Written instruction >>
Count the lines in the entries below that include the word "with". Give nothing but the number.

Data records >>
——————

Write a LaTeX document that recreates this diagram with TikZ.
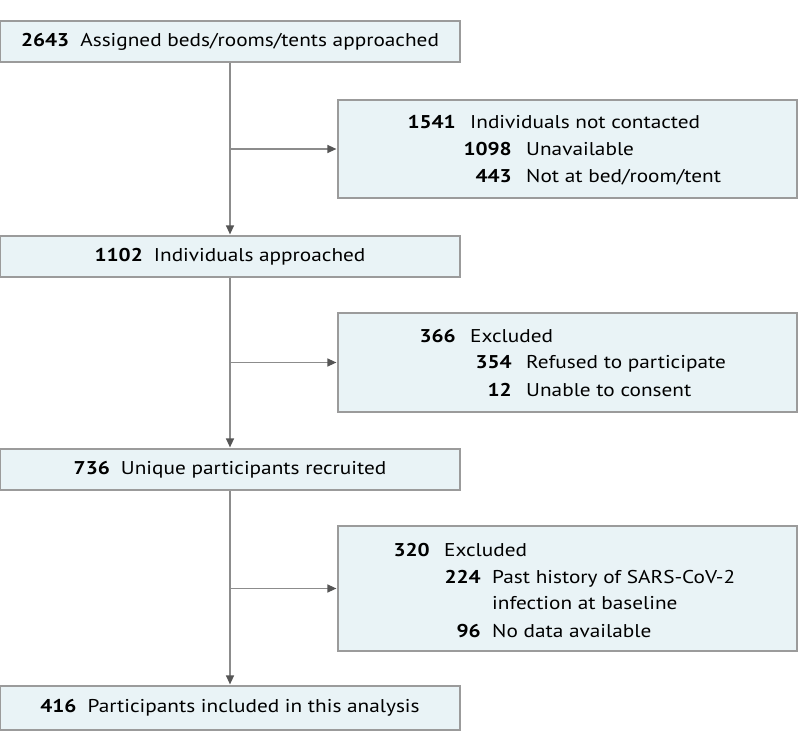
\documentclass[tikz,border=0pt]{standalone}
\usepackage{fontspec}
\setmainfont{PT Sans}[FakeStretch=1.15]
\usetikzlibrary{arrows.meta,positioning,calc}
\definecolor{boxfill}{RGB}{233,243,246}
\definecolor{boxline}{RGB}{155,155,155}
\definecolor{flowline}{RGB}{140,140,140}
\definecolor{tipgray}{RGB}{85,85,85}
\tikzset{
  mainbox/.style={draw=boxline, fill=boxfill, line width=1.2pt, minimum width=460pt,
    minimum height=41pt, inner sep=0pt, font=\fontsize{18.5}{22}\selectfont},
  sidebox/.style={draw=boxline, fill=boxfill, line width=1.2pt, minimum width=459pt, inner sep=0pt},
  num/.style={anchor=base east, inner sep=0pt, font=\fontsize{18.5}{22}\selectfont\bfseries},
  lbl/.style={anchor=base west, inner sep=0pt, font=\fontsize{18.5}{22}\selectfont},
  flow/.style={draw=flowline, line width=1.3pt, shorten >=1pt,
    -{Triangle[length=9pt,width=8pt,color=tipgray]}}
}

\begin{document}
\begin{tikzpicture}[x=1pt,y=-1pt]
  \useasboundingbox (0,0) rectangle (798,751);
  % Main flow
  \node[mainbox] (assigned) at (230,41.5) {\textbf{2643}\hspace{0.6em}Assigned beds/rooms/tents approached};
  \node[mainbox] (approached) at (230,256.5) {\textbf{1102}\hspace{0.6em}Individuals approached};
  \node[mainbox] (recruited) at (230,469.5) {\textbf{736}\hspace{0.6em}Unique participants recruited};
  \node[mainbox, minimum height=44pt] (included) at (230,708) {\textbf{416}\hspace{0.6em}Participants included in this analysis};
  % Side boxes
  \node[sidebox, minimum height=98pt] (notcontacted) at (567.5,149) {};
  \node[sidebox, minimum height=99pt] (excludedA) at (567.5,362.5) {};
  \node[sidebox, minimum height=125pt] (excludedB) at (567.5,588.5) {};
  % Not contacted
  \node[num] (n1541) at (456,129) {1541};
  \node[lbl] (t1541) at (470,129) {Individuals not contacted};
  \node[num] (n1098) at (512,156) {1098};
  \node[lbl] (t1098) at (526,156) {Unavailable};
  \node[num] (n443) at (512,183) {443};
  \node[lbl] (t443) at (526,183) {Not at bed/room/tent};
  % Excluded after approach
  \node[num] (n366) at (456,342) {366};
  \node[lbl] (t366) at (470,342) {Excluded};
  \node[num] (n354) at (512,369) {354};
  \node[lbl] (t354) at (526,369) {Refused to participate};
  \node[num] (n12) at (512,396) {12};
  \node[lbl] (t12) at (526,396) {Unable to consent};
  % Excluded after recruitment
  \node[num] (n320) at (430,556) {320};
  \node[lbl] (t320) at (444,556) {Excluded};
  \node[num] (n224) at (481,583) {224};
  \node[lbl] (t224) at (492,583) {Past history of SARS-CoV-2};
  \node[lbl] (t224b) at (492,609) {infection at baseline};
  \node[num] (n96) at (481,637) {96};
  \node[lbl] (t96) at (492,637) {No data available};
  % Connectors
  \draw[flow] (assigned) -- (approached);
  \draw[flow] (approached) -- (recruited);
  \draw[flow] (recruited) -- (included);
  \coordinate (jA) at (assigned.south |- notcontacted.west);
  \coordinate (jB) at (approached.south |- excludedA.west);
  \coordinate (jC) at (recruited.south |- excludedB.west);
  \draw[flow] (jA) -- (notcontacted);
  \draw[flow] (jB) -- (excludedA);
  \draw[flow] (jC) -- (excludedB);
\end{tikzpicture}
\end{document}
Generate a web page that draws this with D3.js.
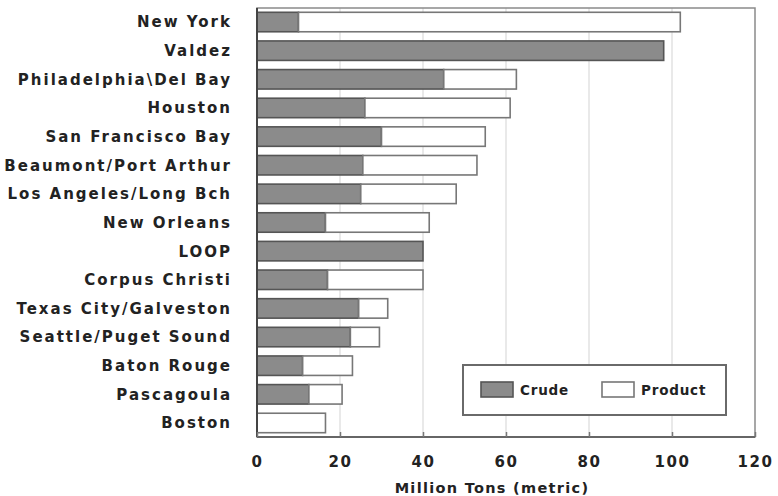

——————

Response to the task >>
2